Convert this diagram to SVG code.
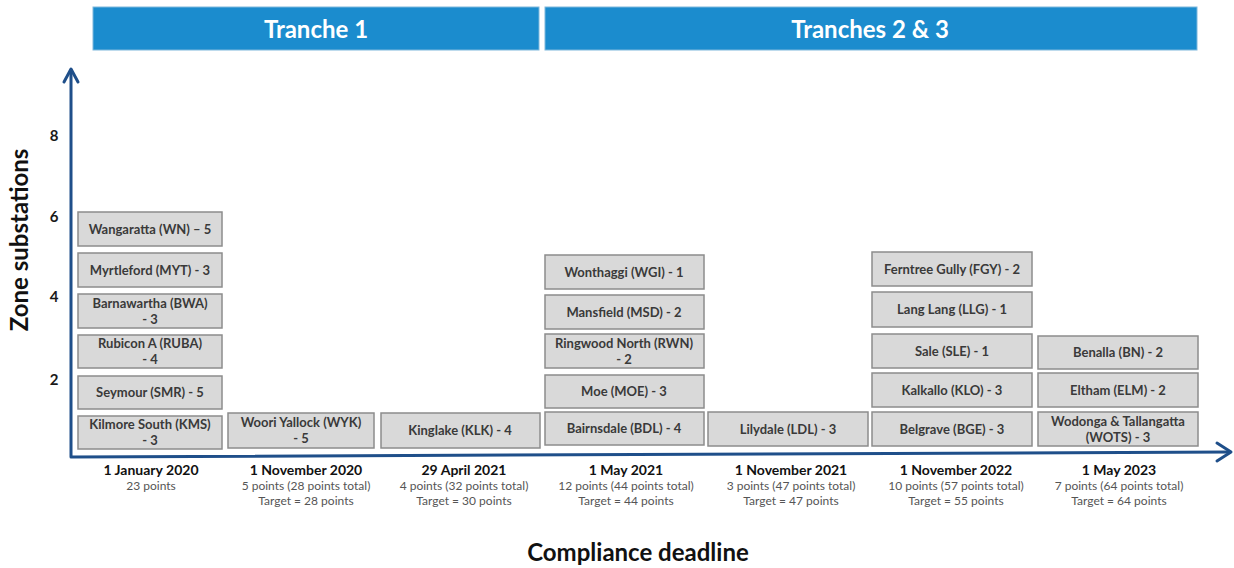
<svg xmlns="http://www.w3.org/2000/svg" width="1234" height="568" viewBox="0 0 1234 568">
<style>
  .bar { fill: #1b8cce; stroke: #7fb8dc; stroke-width: 1; }
  .bartxt { font-family: Lato, "Liberation Sans", sans-serif; font-weight: bold; font-size: 24px; fill: #ffffff; text-anchor: middle; }
  .box { fill: #d9d9d9; stroke: #8c8c8c; stroke-width: 1.5; }
  .bt { font-family: Lato, "Liberation Sans", sans-serif; font-weight: bold; font-size: 13px; fill: #3a3a3a; text-anchor: middle; }
  .axis { fill: none; stroke: #1f4f8a; stroke-width: 3; stroke-linecap: round; stroke-linejoin: round; }
  .ylab { font-family: Lato, "Liberation Sans", sans-serif; font-weight: bold; font-size: 15px; fill: #1a1a1a; text-anchor: middle; }
  .atitle { font-family: Lato, "Liberation Sans", sans-serif; font-weight: bold; font-size: 24px; fill: #111111; text-anchor: middle; }
  .dt { font-family: Lato, "Liberation Sans", sans-serif; font-weight: bold; font-size: 14px; fill: #111111; text-anchor: middle; }
  .ds { font-family: Lato, "Liberation Sans", sans-serif; font-size: 12px; fill: #555555; text-anchor: middle; }
</style>
<rect width="1234" height="568" fill="#ffffff"/>

<g id="tranche1">
  <rect class="bar" x="93" y="7" width="446" height="43"/>
  <text class="bartxt" x="316" y="38">Tranche 1</text>
</g>
<g id="tranche23">
  <rect class="bar" x="545" y="7" width="652" height="43"/>
  <text class="bartxt" x="870" y="38">Tranches 2 &amp; 3</text>
</g>

<g id="axes">
  <polyline class="axis" points="71,70 71,457 1230,452"/>
  <polyline class="axis" points="64,82 71,69 78,82"/>
  <polyline class="axis" points="1217,443 1231,452 1217,461"/>
</g>

<g id="y-labels">
  <text class="ylab" x="54" y="141">8</text>
  <text class="ylab" x="54" y="222">6</text>
  <text class="ylab" x="54" y="302">4</text>
  <text class="ylab" x="54" y="385">2</text>
  <text class="atitle" transform="translate(28,240) rotate(-90)">Zone substations</text>
</g>

<g id="col1">
  <g id="wn"><rect class="box" x="78" y="212" width="144" height="34"/><text class="bt" x="150" y="233.5">Wangaratta (WN) – 5</text></g>
  <g id="myt"><rect class="box" x="78" y="253" width="144" height="34"/><text class="bt" x="150" y="274.5">Myrtleford (MYT) - 3</text></g>
  <g id="bwa"><rect class="box" x="78" y="294" width="144" height="34"/><text class="bt" x="150" y="307.5">Barnawartha (BWA)</text><text class="bt" x="150" y="323.5">- 3</text></g>
  <g id="ruba"><rect class="box" x="78" y="335" width="144" height="33"/><text class="bt" x="150" y="348">Rubicon A (RUBA)</text><text class="bt" x="150" y="364">- 4</text></g>
  <g id="smr"><rect class="box" x="78" y="376" width="144" height="33"/><text class="bt" x="150" y="397">Seymour (SMR) - 5</text></g>
  <g id="kms"><rect class="box" x="78" y="416" width="144" height="33"/><text class="bt" x="150" y="429">Kilmore South (KMS)</text><text class="bt" x="150" y="445">- 3</text></g>
</g>

<g id="col2">
  <g id="wyk"><rect class="box" x="228" y="413" width="146" height="35"/><text class="bt" x="301" y="426.5">Woori Yallock (WYK)</text><text class="bt" x="301" y="442.5">- 5</text></g>
</g>
<g id="col3">
  <g id="klk"><rect class="box" x="381" y="413" width="159" height="35"/><text class="bt" x="460" y="435">Kinglake (KLK) - 4</text></g>
</g>

<g id="col4">
  <g id="wgi"><rect class="box" x="545" y="255" width="159" height="34"/><text class="bt" x="624" y="276.5">Wonthaggi (WGI) - 1</text></g>
  <g id="msd"><rect class="box" x="545" y="295" width="159" height="34"/><text class="bt" x="624" y="316.5">Mansfield (MSD) - 2</text></g>
  <g id="rwn"><rect class="box" x="545" y="334" width="159" height="34"/><text class="bt" x="624" y="347.5">Ringwood North (RWN)</text><text class="bt" x="624" y="363.5">- 2</text></g>
  <g id="moe"><rect class="box" x="545" y="375" width="159" height="33"/><text class="bt" x="624" y="396">Moe (MOE) - 3</text></g>
  <g id="bdl"><rect class="box" x="545" y="412" width="159" height="33"/><text class="bt" x="624" y="433">Bairnsdale (BDL) - 4</text></g>
</g>
<g id="col5">
  <g id="ldl"><rect class="box" x="708" y="412" width="160" height="34"/><text class="bt" x="788" y="433.5">Lilydale (LDL) - 3</text></g>
</g>

<g id="col6">
  <g id="fgy"><rect class="box" x="872" y="252" width="160" height="34"/><text class="bt" x="952" y="273.5">Ferntree Gully (FGY) - 2</text></g>
  <g id="llg"><rect class="box" x="872" y="292" width="160" height="35"/><text class="bt" x="952" y="314">Lang Lang (LLG) - 1</text></g>
  <g id="sle"><rect class="box" x="872" y="334" width="160" height="34"/><text class="bt" x="952" y="355.5">Sale (SLE) - 1</text></g>
  <g id="klo"><rect class="box" x="872" y="373" width="160" height="34"/><text class="bt" x="952" y="394.5">Kalkallo (KLO) - 3</text></g>
  <g id="bge"><rect class="box" x="872" y="412" width="160" height="34"/><text class="bt" x="952" y="433.5">Belgrave (BGE) - 3</text></g>
</g>

<g id="col7">
  <g id="bn"><rect class="box" x="1038" y="336" width="160" height="33"/><text class="bt" x="1118" y="357">Benalla (BN) - 2</text></g>
  <g id="elm"><rect class="box" x="1038" y="373" width="160" height="34"/><text class="bt" x="1118" y="394.5">Eltham (ELM) - 2</text></g>
  <g id="wots"><rect class="box" x="1038" y="412" width="160" height="34"/><text class="bt" x="1118" y="425.5">Wodonga &amp; Tallangatta</text><text class="bt" x="1118" y="441.5">(WOTS) - 3</text></g>
</g>

<g id="deadlines">
  <g id="d1"><text class="dt" x="151" y="475">1 January 2020</text><text class="ds" x="151" y="490">23 points</text></g>
  <g id="d2"><text class="dt" x="306" y="475">1 November 2020</text><text class="ds" x="306" y="490">5 points (28 points total)</text><text class="ds" x="306" y="505">Target = 28 points</text></g>
  <g id="d3"><text class="dt" x="464" y="475">29 April 2021</text><text class="ds" x="464" y="490">4 points (32 points total)</text><text class="ds" x="464" y="505">Target = 30 points</text></g>
  <g id="d4"><text class="dt" x="626" y="475">1 May 2021</text><text class="ds" x="626" y="490">12 points (44 points total)</text><text class="ds" x="626" y="505">Target = 44 points</text></g>
  <g id="d5"><text class="dt" x="791" y="475">1 November 2021</text><text class="ds" x="791" y="490">3 points (47 points total)</text><text class="ds" x="791" y="505">Target = 47 points</text></g>
  <g id="d6"><text class="dt" x="956" y="475">1 November 2022</text><text class="ds" x="956" y="490">10 points (57 points total)</text><text class="ds" x="956" y="505">Target = 55 points</text></g>
  <g id="d7"><text class="dt" x="1119" y="475">1 May 2023</text><text class="ds" x="1119" y="490">7 points (64 points total)</text><text class="ds" x="1119" y="505">Target = 64 points</text></g>
</g>

<g id="x-title">
  <text class="atitle" x="638" y="561" font-size="23">Compliance deadline</text>
</g>
</svg>
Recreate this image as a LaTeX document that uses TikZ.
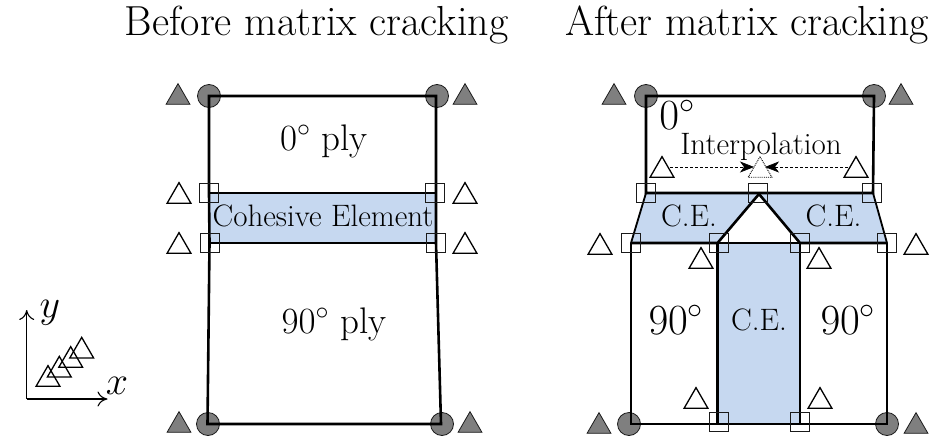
\RequirePackage{fix-cm}
\documentclass[tikz,border=0pt]{standalone}
\usetikzlibrary{shapes.geometric,arrows.meta}
\definecolor{ceblue}{HTML}{C6D8F0}
\definecolor{mgray}{HTML}{7F7F7F}
\definecolor{inkc}{HTML}{1A1A1A}
\tikzset{
  plyline/.style={line width=2.6pt,black,line join=miter},
  thinply/.style={line width=1.3pt,black},
  hole/.style={circle,draw=inkc,fill=mgray,line width=0.8pt,minimum size=23pt,inner sep=0pt,outer sep=0pt},
  basetri/.style={regular polygon,regular polygon sides=3,minimum size=27.5pt,inner sep=0pt,outer sep=0pt,yshift=-3.4pt},
  graytri/.style={basetri,draw=inkc,fill=mgray,line width=0.8pt},
  whitetri/.style={basetri,draw=black,line width=1.3pt},
  dottri/.style={basetri,draw=black,densely dotted,line width=0.9pt},
  sq/.style={rectangle,draw=inkc,line width=1.1pt,minimum size=19pt,inner sep=0pt,outer sep=0pt},
  titletext/.style={font=\fontsize{42}{46}\selectfont,inner sep=0pt,anchor=base},
  bigtext/.style={font=\fontsize{37}{40}\selectfont,inner sep=0pt,anchor=base},
  hugetext/.style={font=\fontsize{43}{47}\selectfont,inner sep=0pt,anchor=base},
  axislabel/.style={font=\fontsize{40}{44}\selectfont,inner sep=0pt,anchor=base},
  smalltext/.style={font=\fontsize{31}{34}\selectfont,inner sep=0pt,anchor=base},
  axis/.style={line width=1.1pt,-{To[length=10pt,width=15pt,line width=1.1pt]}},
  interp/.style={densely dashed,line width=0.6pt,-{Stealth[length=14pt,width=11pt,inset=4pt]}},
}
\begin{document}
\begin{tikzpicture}[x=1pt,y=-1pt]
\useasboundingbox (0,0) rectangle (933,439);
% titles
\node[titletext] (t1) at (316.5,35) {Before matrix cracking};
\node[titletext] (t2) at (747,35) {After matrix cracking};
% hole markers (behind the lines)
\node[hole] (cl1) at (209,96) {};
\node[hole] (cl2) at (437,96) {};
\node[hole] (cl3) at (208,424) {};
\node[hole] (cl4) at (442,424) {};
\node[hole] (cr1) at (646,96) {};
\node[hole] (cr2) at (874,96) {};
\node[hole] (cr3) at (629,424) {};
\node[hole] (cr4) at (887,424) {};
% left corner points
\coordinate (la) at (209,96);
\coordinate (lb) at (436,96);
\coordinate (lc) at (436,193);
\coordinate (ld) at (209,193);
\coordinate (le) at (209.5,243);
\coordinate (lf) at (436,243);
\coordinate (lg) at (441,424);
\coordinate (lh) at (207.5,424);
% right corner points
\coordinate (ra) at (646,96);
\coordinate (rb) at (874,96);
\coordinate (rc) at (873,193);
\coordinate (rd) at (646,193);
\coordinate (re) at (631,243);
\coordinate (rf) at (717.5,243);
\coordinate (rg) at (759,194);
\coordinate (rh) at (800,243);
\coordinate (ri) at (887,243);
\coordinate (rj) at (631,424);
\coordinate (rk) at (717.5,424);
\coordinate (rl) at (800,424);
\coordinate (rm) at (887,424);
% fills
\fill[ceblue] (ld) -- (lc) -- (lf) -- (le) -- cycle;
\fill[ceblue] (rd) -- (rc) -- (ri) -- (rh) -- (rg) -- (rf) -- (re) -- cycle;
\fill[ceblue] (rf) -- (rh) -- (rl) -- (rk) -- cycle;
% left outline
\draw[plyline] (la) -- (lb) -- (lc) -- (lf) -- (lg) -- (lh) -- (le) -- (ld) -- cycle;
\draw[plyline] (ld) -- (lc);
\draw[plyline] (le) -- (lf);
% right outline
\draw[plyline] (ra) -- (rb) -- (rc) -- (rd) -- cycle;
\draw[plyline,line width=1.8pt] (rd) -- (re);
\draw[plyline,line width=1.8pt] (rc) -- (ri);
\draw[plyline] (re) -- (rf) -- (rg) -- (rh) -- (ri);
\draw[thinply] (rf) -- (rh);
\draw[plyline] (re) -- (rj) -- (rk);
\draw[plyline] (rl) -- (rm) -- (ri);
\draw[thinply] (rk) -- (rl);
\draw[plyline] (rf) -- (rk);
\draw[plyline] (rh) -- (rl);
% gray triangles
\node[graytri] (gl1) at (178,94) {};
\node[graytri] (gl2) at (465,94) {};
\node[graytri] (gl3) at (179,422) {};
\node[graytri] (gl4) at (470,422) {};
\node[graytri] (gr1) at (614,94) {};
\node[graytri] (gr2) at (901,94) {};
\node[graytri] (gr3) at (599,423) {};
\node[graytri] (gr4) at (916,423) {};
% white triangles, left
\node[whitetri] (wl1) at (179,193) {};
\node[whitetri] (wl2) at (465,193) {};
\node[whitetri] (wl3) at (179,243) {};
\node[whitetri] (wl4) at (465,243) {};
% white triangles, right
\node[whitetri] (wr1) at (662,167) {};
\node[whitetri] (wr2) at (856,167) {};
\node[dottri] (wm) at (760,167) {};
\node[whitetri] (wr3) at (600,244) {};
\node[whitetri] (wr4) at (916,244) {};
\node[whitetri] (wr5) at (701,258) {};
\node[whitetri] (wr6) at (819,258) {};
\node[whitetri] (wr7) at (696,398) {};
\node[whitetri] (wr8) at (820,398) {};
% squares
\node[sq] (sl1) at (209,193) {};
\node[sq] (sl2) at (435,193) {};
\node[sq] (sl3) at (210,243) {};
\node[sq] (sl4) at (436,243) {};
\node[sq] (sr1) at (646,193) {};
\node[sq] (sr2) at (758,193) {};
\node[sq] (sr3) at (872,193) {};
\node[sq] (sr4) at (631,243) {};
\node[sq] (sr5) at (719,243) {};
\node[sq] (sr6) at (800,243) {};
\node[sq] (sr7) at (887,243) {};
\node[sq] (sr8) at (719,422) {};
\node[sq] (sr9) at (800,422) {};
% interpolation arrows
\draw[interp,shorten <=8pt,shorten >=6pt] ([yshift=3.4pt]wr1.center) -- ([yshift=3.4pt]wm.center);
\draw[interp,shorten <=8pt,shorten >=5pt] ([yshift=3.4pt]wr2.center) -- ([yshift=3.4pt]wm.center);
% labels
\node[bigtext] (lp0) at (324,150) {$0^\circ$ ply};
\node[bigtext] (lp90) at (334,333) {$90^\circ$ ply};
\node[smalltext] (lce) at (323,226) {Cohesive Element};
\node[hugetext] (r0) at (677,129) {$0^\circ$};
\node[smalltext] (rint) at (761,154) {Interpolation};
\node[smalltext] (rce1) at (689,226) {C.E.};
\node[smalltext] (rce2) at (833.5,226) {C.E.};
\node[smalltext] (rce3) at (759,330) {C.E.};
\node[hugetext] (r90a) at (676,334) {$90^\circ$};
\node[hugetext] (r90b) at (848,334) {$90^\circ$};
% axes
\coordinate (o) at (26.7,399);
\coordinate (ay) at (26.7,310);
\coordinate (ax) at (107.5,399);
\draw[axis] (o) -- (ay);
\draw[axis] (o) -- (ax);
\node[axislabel] (ly) at (50,317) {$y$};
\node[axislabel] (lx) at (117,394) {$x$};
\node[whitetri] (a1) at (48,376) {};
\node[whitetri] (a2) at (59.3,366.7) {};
\node[whitetri] (a3) at (70.7,357) {};
\node[whitetri] (a4) at (81.7,347.7) {};
\end{tikzpicture}
\end{document}
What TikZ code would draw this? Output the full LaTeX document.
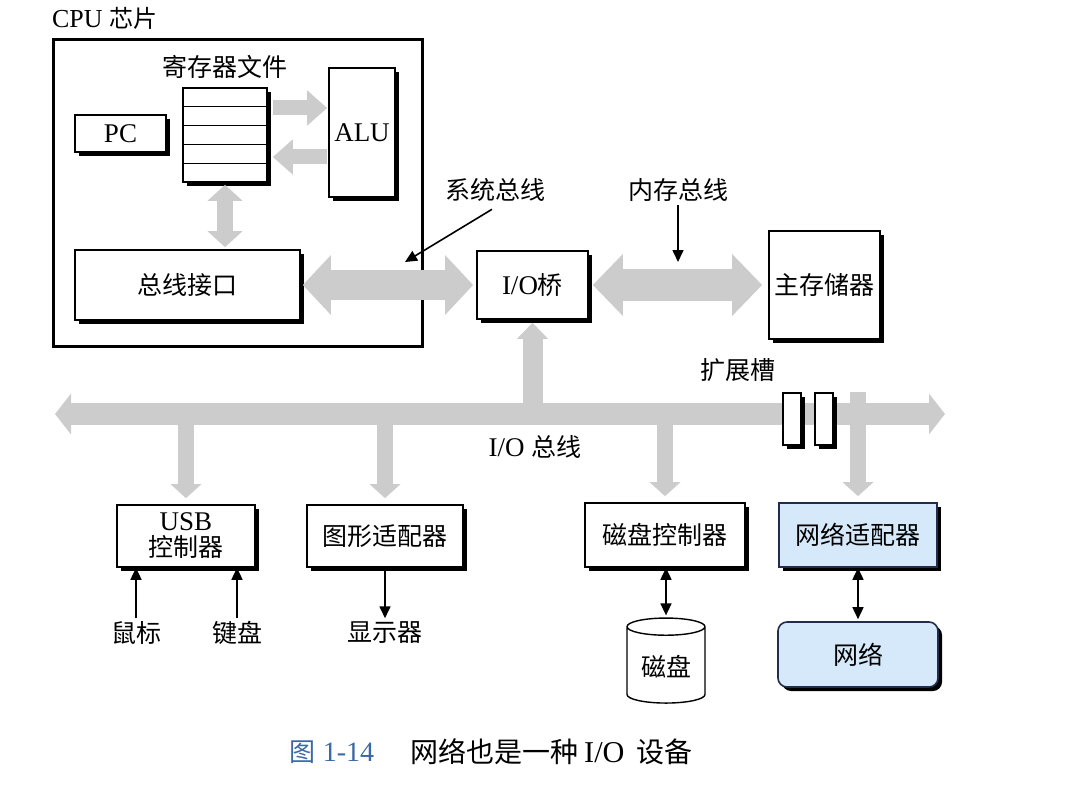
* * *
Which lines above hold the word "this"? Copy each of them.

Convert this diagram to SVG code.
Recreate this image as a LaTeX document that uses TikZ.
What TikZ code would draw this? Output the full LaTeX document.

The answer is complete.